What to work on -
Transcribe everything in the data word for word. Pictures are left out.

──────────────────────────────

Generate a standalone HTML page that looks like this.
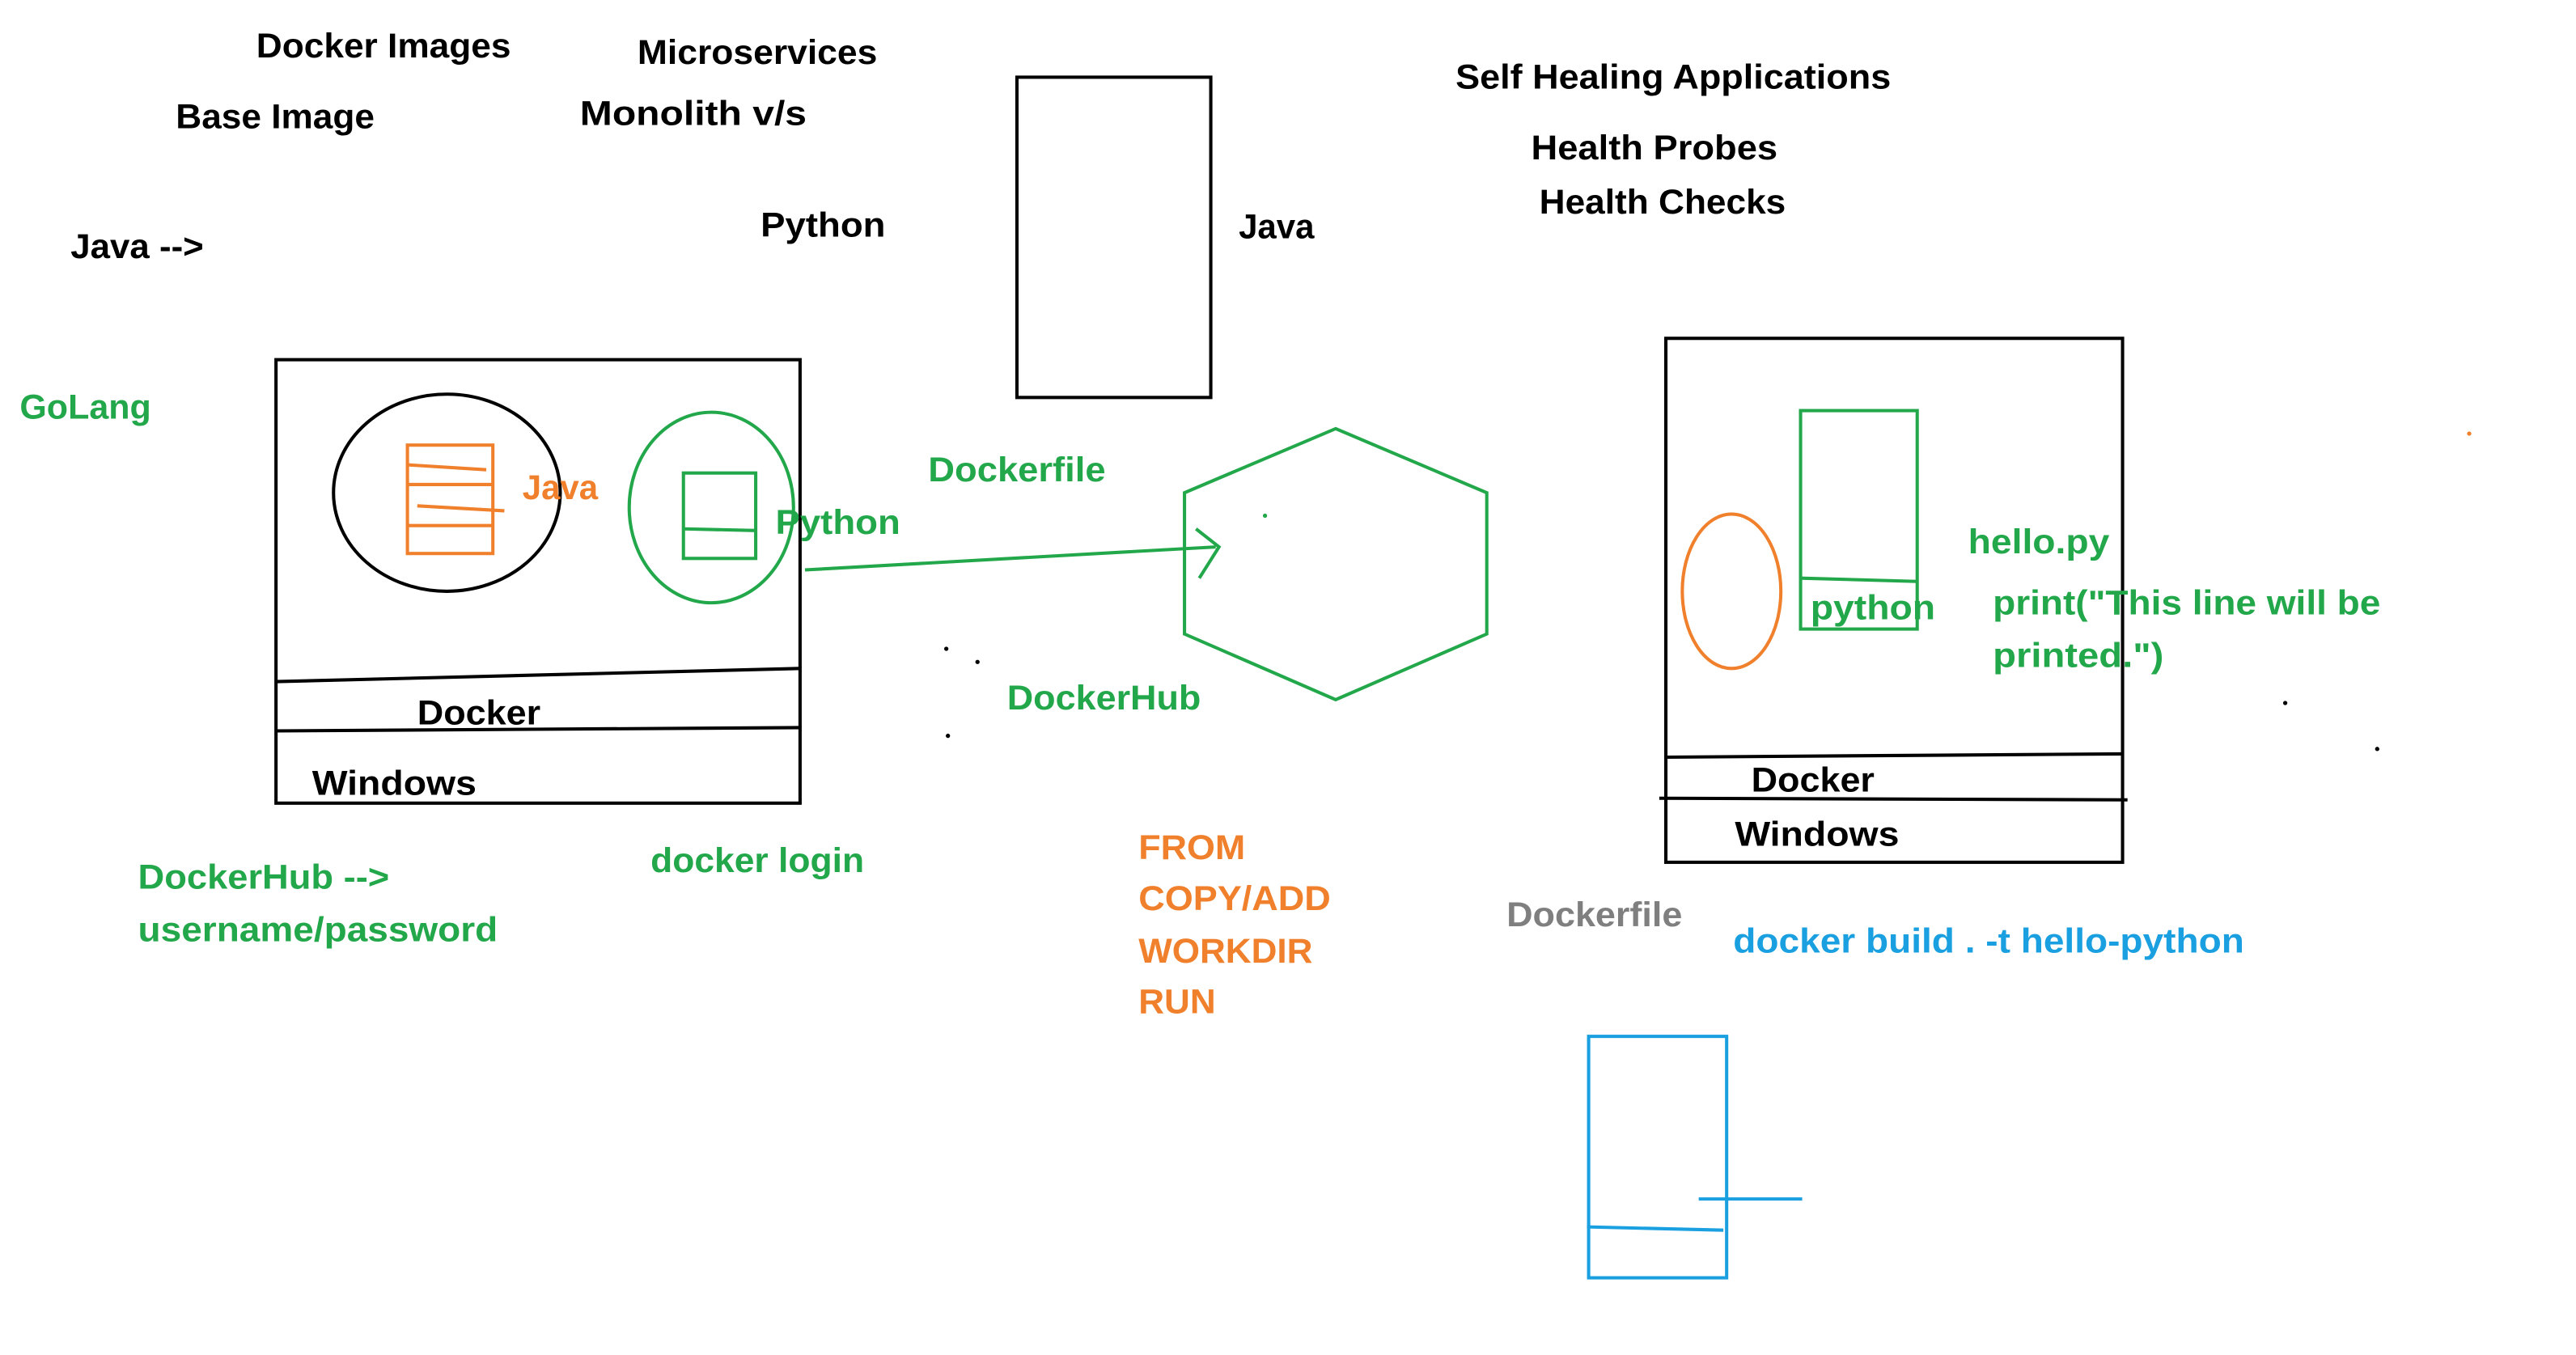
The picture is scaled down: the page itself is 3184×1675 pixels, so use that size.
<!DOCTYPE html>
<html><head><meta charset="utf-8"><style>
html,body{margin:0;padding:0;background:#fff;}
svg{display:block;}
text{font-family:"Liberation Sans",sans-serif;font-weight:bold;font-size:21px;}
.g{fill:#22a84a}.o{fill:#f0802c}.b{fill:#1aa0e0}.k{fill:#000}.gr{fill:#7f7f7f}
</style></head><body>
<svg width="3184" height="1675" viewBox="0 0 1568 825" preserveAspectRatio="none" xmlns="http://www.w3.org/2000/svg">
<g fill="none" stroke-width="2">
<rect x="619" y="47" width="118" height="195" stroke="#000"/>
<rect x="168" y="219" width="319" height="270" stroke="#000"/>
<line x1="168" y1="415" x2="487" y2="407" stroke="#000"/>
<line x1="168" y1="445" x2="487" y2="443" stroke="#000"/>
<ellipse cx="272" cy="300" rx="69" ry="60" stroke="#000"/>
<rect x="248" y="271" width="52" height="66" stroke="#f0802c"/>
<line x1="248" y1="283" x2="296" y2="286" stroke="#f0802c"/>
<line x1="248" y1="295" x2="300" y2="295" stroke="#f0802c"/>
<line x1="254" y1="308" x2="307" y2="311" stroke="#f0802c"/>
<line x1="248" y1="320" x2="300" y2="320" stroke="#f0802c"/>
<ellipse cx="433" cy="309" rx="50" ry="58" stroke="#22a84a"/>
<rect x="416" y="288" width="44" height="52" stroke="#22a84a"/>
<line x1="416" y1="322" x2="460" y2="323" stroke="#22a84a"/>
<path d="M490 347 L740 333 M728 322 L742 333 L730 352" stroke="#22a84a"/>
<polygon points="813,261 905,300 905,386 813,426 721,386 721,300" stroke="#22a84a"/>
<rect x="1014" y="206" width="278" height="319" stroke="#000"/>
<line x1="1014" y1="461" x2="1292" y2="459" stroke="#000"/>
<line x1="1010" y1="486" x2="1295" y2="487" stroke="#000"/>
<ellipse cx="1054" cy="360" rx="30" ry="47" stroke="#f0802c"/>
<rect x="1096" y="250" width="71" height="133" stroke="#22a84a"/>
<line x1="1096" y1="352" x2="1167" y2="354" stroke="#22a84a"/>
<rect x="967" y="631" width="84" height="147" stroke="#1aa0e0"/>
<line x1="966" y1="747" x2="1049" y2="749" stroke="#1aa0e0"/>
<line x1="1034" y1="730" x2="1097" y2="730" stroke="#1aa0e0"/>
</g>
<g fill="#000"><circle cx="576" cy="395" r="1.3"/><circle cx="595" cy="403" r="1.3"/><circle cx="577" cy="448" r="1.3"/><circle cx="770" cy="314" r="1.3" fill="#22a84a"/><circle cx="1391" cy="428" r="1.3"/><circle cx="1447" cy="456" r="1.3"/><circle cx="1503" cy="264" r="1.3" fill="#f0802c"/></g>
<text class="k" x="156" y="35" textLength="155" lengthAdjust="spacingAndGlyphs">Docker Images</text>
<text class="k" x="107" y="78" textLength="121" lengthAdjust="spacingAndGlyphs">Base Image</text>
<text class="k" x="388" y="39" textLength="146" lengthAdjust="spacingAndGlyphs">Microservices</text>
<text class="k" x="353" y="76" textLength="138" lengthAdjust="spacingAndGlyphs">Monolith v/s</text>
<text class="k" x="43" y="157" textLength="81" lengthAdjust="spacingAndGlyphs">Java --&gt;</text>
<text class="k" x="463" y="144" textLength="76" lengthAdjust="spacingAndGlyphs">Python</text>
<text class="k" x="754" y="145" textLength="46" lengthAdjust="spacingAndGlyphs">Java</text>
<text class="k" x="886" y="54" textLength="265" lengthAdjust="spacingAndGlyphs">Self Healing Applications</text>
<text class="k" x="932" y="97" textLength="150" lengthAdjust="spacingAndGlyphs">Health Probes</text>
<text class="k" x="937" y="130" textLength="150" lengthAdjust="spacingAndGlyphs">Health Checks</text>
<text class="g" x="12" y="255" textLength="80" lengthAdjust="spacingAndGlyphs">GoLang</text>
<text class="o" x="318" y="304" textLength="46" lengthAdjust="spacingAndGlyphs">Java</text>
<text class="g" x="472" y="325" textLength="76" lengthAdjust="spacingAndGlyphs">Python</text>
<text class="g" x="565" y="293" textLength="108" lengthAdjust="spacingAndGlyphs">Dockerfile</text>
<text class="g" x="613" y="432" textLength="118" lengthAdjust="spacingAndGlyphs">DockerHub</text>
<text class="k" x="254" y="441" textLength="75" lengthAdjust="spacingAndGlyphs">Docker</text>
<text class="k" x="190" y="484" textLength="100" lengthAdjust="spacingAndGlyphs">Windows</text>
<text class="g" x="396" y="531" textLength="130" lengthAdjust="spacingAndGlyphs">docker login</text>
<text class="g" x="84" y="541" textLength="153" lengthAdjust="spacingAndGlyphs">DockerHub --&gt;</text>
<text class="g" x="84" y="573" textLength="219" lengthAdjust="spacingAndGlyphs">username/password</text>
<text class="o" x="693" y="523" textLength="65" lengthAdjust="spacingAndGlyphs">FROM</text>
<text class="o" x="693" y="554" textLength="117" lengthAdjust="spacingAndGlyphs">COPY/ADD</text>
<text class="o" x="693" y="586" textLength="106" lengthAdjust="spacingAndGlyphs">WORKDIR</text>
<text class="o" x="693" y="617" textLength="47" lengthAdjust="spacingAndGlyphs">RUN</text>
<text class="k" x="1066" y="482" textLength="75" lengthAdjust="spacingAndGlyphs">Docker</text>
<text class="k" x="1056" y="515" textLength="100" lengthAdjust="spacingAndGlyphs">Windows</text>
<text class="g" x="1102" y="377" textLength="76" lengthAdjust="spacingAndGlyphs">python</text>
<text class="g" x="1198" y="337" textLength="86" lengthAdjust="spacingAndGlyphs">hello.py</text>
<text class="g" x="1213" y="374" textLength="236" lengthAdjust="spacingAndGlyphs">print("This line will be</text>
<text class="g" x="1213" y="406" textLength="104" lengthAdjust="spacingAndGlyphs">printed.")</text>
<text class="gr" x="917" y="564" textLength="107" lengthAdjust="spacingAndGlyphs">Dockerfile</text>
<text class="b" x="1055" y="580" textLength="311" lengthAdjust="spacingAndGlyphs">docker build . -t hello-python</text>
</svg>
</body></html>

──────────────────────────────

Task response -
Generate a standalone HTML page that looks like this.
The picture is scaled down: the page itself is 3184×1675 pixels, so use that size.
<!DOCTYPE html>
<html><head><meta charset="utf-8"><style>
html,body{margin:0;padding:0;background:#fff;}
svg{display:block;}
text{font-family:"Liberation Sans",sans-serif;font-weight:bold;font-size:21px;}
.g{fill:#22a84a}.o{fill:#f0802c}.b{fill:#1aa0e0}.k{fill:#000}.gr{fill:#7f7f7f}
</style></head><body>
<svg width="3184" height="1675" viewBox="0 0 1568 825" preserveAspectRatio="none" xmlns="http://www.w3.org/2000/svg">
<g fill="none" stroke-width="2">
<rect x="619" y="47" width="118" height="195" stroke="#000"/>
<rect x="168" y="219" width="319" height="270" stroke="#000"/>
<line x1="168" y1="415" x2="487" y2="407" stroke="#000"/>
<line x1="168" y1="445" x2="487" y2="443" stroke="#000"/>
<ellipse cx="272" cy="300" rx="69" ry="60" stroke="#000"/>
<rect x="248" y="271" width="52" height="66" stroke="#f0802c"/>
<line x1="248" y1="283" x2="296" y2="286" stroke="#f0802c"/>
<line x1="248" y1="295" x2="300" y2="295" stroke="#f0802c"/>
<line x1="254" y1="308" x2="307" y2="311" stroke="#f0802c"/>
<line x1="248" y1="320" x2="300" y2="320" stroke="#f0802c"/>
<ellipse cx="433" cy="309" rx="50" ry="58" stroke="#22a84a"/>
<rect x="416" y="288" width="44" height="52" stroke="#22a84a"/>
<line x1="416" y1="322" x2="460" y2="323" stroke="#22a84a"/>
<path d="M490 347 L740 333 M728 322 L742 333 L730 352" stroke="#22a84a"/>
<polygon points="813,261 905,300 905,386 813,426 721,386 721,300" stroke="#22a84a"/>
<rect x="1014" y="206" width="278" height="319" stroke="#000"/>
<line x1="1014" y1="461" x2="1292" y2="459" stroke="#000"/>
<line x1="1010" y1="486" x2="1295" y2="487" stroke="#000"/>
<ellipse cx="1054" cy="360" rx="30" ry="47" stroke="#f0802c"/>
<rect x="1096" y="250" width="71" height="133" stroke="#22a84a"/>
<line x1="1096" y1="352" x2="1167" y2="354" stroke="#22a84a"/>
<rect x="967" y="631" width="84" height="147" stroke="#1aa0e0"/>
<line x1="966" y1="747" x2="1049" y2="749" stroke="#1aa0e0"/>
<line x1="1034" y1="730" x2="1097" y2="730" stroke="#1aa0e0"/>
</g>
<g fill="#000"><circle cx="576" cy="395" r="1.3"/><circle cx="595" cy="403" r="1.3"/><circle cx="577" cy="448" r="1.3"/><circle cx="770" cy="314" r="1.3" fill="#22a84a"/><circle cx="1391" cy="428" r="1.3"/><circle cx="1447" cy="456" r="1.3"/><circle cx="1503" cy="264" r="1.3" fill="#f0802c"/></g>
<text class="k" x="156" y="35" textLength="155" lengthAdjust="spacingAndGlyphs">Docker Images</text>
<text class="k" x="107" y="78" textLength="121" lengthAdjust="spacingAndGlyphs">Base Image</text>
<text class="k" x="388" y="39" textLength="146" lengthAdjust="spacingAndGlyphs">Microservices</text>
<text class="k" x="353" y="76" textLength="138" lengthAdjust="spacingAndGlyphs">Monolith v/s</text>
<text class="k" x="43" y="157" textLength="81" lengthAdjust="spacingAndGlyphs">Java --&gt;</text>
<text class="k" x="463" y="144" textLength="76" lengthAdjust="spacingAndGlyphs">Python</text>
<text class="k" x="754" y="145" textLength="46" lengthAdjust="spacingAndGlyphs">Java</text>
<text class="k" x="886" y="54" textLength="265" lengthAdjust="spacingAndGlyphs">Self Healing Applications</text>
<text class="k" x="932" y="97" textLength="150" lengthAdjust="spacingAndGlyphs">Health Probes</text>
<text class="k" x="937" y="130" textLength="150" lengthAdjust="spacingAndGlyphs">Health Checks</text>
<text class="g" x="12" y="255" textLength="80" lengthAdjust="spacingAndGlyphs">GoLang</text>
<text class="o" x="318" y="304" textLength="46" lengthAdjust="spacingAndGlyphs">Java</text>
<text class="g" x="472" y="325" textLength="76" lengthAdjust="spacingAndGlyphs">Python</text>
<text class="g" x="565" y="293" textLength="108" lengthAdjust="spacingAndGlyphs">Dockerfile</text>
<text class="g" x="613" y="432" textLength="118" lengthAdjust="spacingAndGlyphs">DockerHub</text>
<text class="k" x="254" y="441" textLength="75" lengthAdjust="spacingAndGlyphs">Docker</text>
<text class="k" x="190" y="484" textLength="100" lengthAdjust="spacingAndGlyphs">Windows</text>
<text class="g" x="396" y="531" textLength="130" lengthAdjust="spacingAndGlyphs">docker login</text>
<text class="g" x="84" y="541" textLength="153" lengthAdjust="spacingAndGlyphs">DockerHub --&gt;</text>
<text class="g" x="84" y="573" textLength="219" lengthAdjust="spacingAndGlyphs">username/password</text>
<text class="o" x="693" y="523" textLength="65" lengthAdjust="spacingAndGlyphs">FROM</text>
<text class="o" x="693" y="554" textLength="117" lengthAdjust="spacingAndGlyphs">COPY/ADD</text>
<text class="o" x="693" y="586" textLength="106" lengthAdjust="spacingAndGlyphs">WORKDIR</text>
<text class="o" x="693" y="617" textLength="47" lengthAdjust="spacingAndGlyphs">RUN</text>
<text class="k" x="1066" y="482" textLength="75" lengthAdjust="spacingAndGlyphs">Docker</text>
<text class="k" x="1056" y="515" textLength="100" lengthAdjust="spacingAndGlyphs">Windows</text>
<text class="g" x="1102" y="377" textLength="76" lengthAdjust="spacingAndGlyphs">python</text>
<text class="g" x="1198" y="337" textLength="86" lengthAdjust="spacingAndGlyphs">hello.py</text>
<text class="g" x="1213" y="374" textLength="236" lengthAdjust="spacingAndGlyphs">print("This line will be</text>
<text class="g" x="1213" y="406" textLength="104" lengthAdjust="spacingAndGlyphs">printed.")</text>
<text class="gr" x="917" y="564" textLength="107" lengthAdjust="spacingAndGlyphs">Dockerfile</text>
<text class="b" x="1055" y="580" textLength="311" lengthAdjust="spacingAndGlyphs">docker build . -t hello-python</text>
</svg>
</body></html>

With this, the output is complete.